I'll be getting some floor standing speakers to replace my hsu research speakers book shelfs,and will be getting
Pioneer sp-fss1-lr which are rated a 6 ohm and the hsu are 8. I'll be using my bookshelfs hsu's as side surrounds.
Will it hurt my receiver or speakers if i run my pioneer elite 92 at 6 ohm or run into any issues?.

Just want to make sure before i get my new front stage.

-LazyGuru


----------



## drdoan (Aug 30, 2006)

Welcome to the Forum. It shouldn't be a problem. Have fun. Dennis


----------



## robbo266317 (Sep 22, 2008)

Welcome aboard.

Cheers,
Bill.


----------



## LazyGuru (Aug 8, 2011)

Thanks for the warm welcome. 
And thanks for the quick and easy answer.

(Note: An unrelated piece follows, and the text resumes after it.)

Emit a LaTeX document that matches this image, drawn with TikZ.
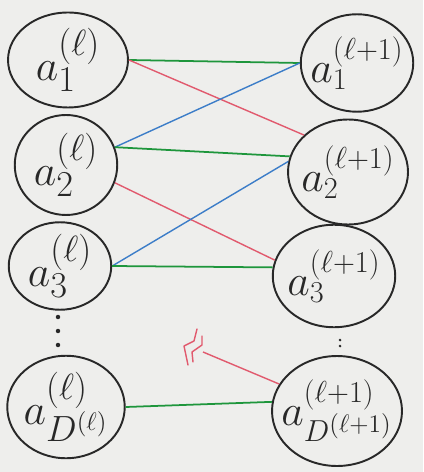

I just order them this morning from pioneer,should get them on sat or the 30th of this month can't wait. 

-LazyGuru


----------



## Jungle Jack (Jul 28, 2009)

Hello,
Welcome to HTS. I also could not agree more that 6 Ohm and 8 Ohm Speakers are not an issue with your AVR. Even better, the HSU's are Horn Loaded and are really a benign load on the AVR which will allow for more power to be allocated to the Pioneer's.
Cheers,
JJ


----------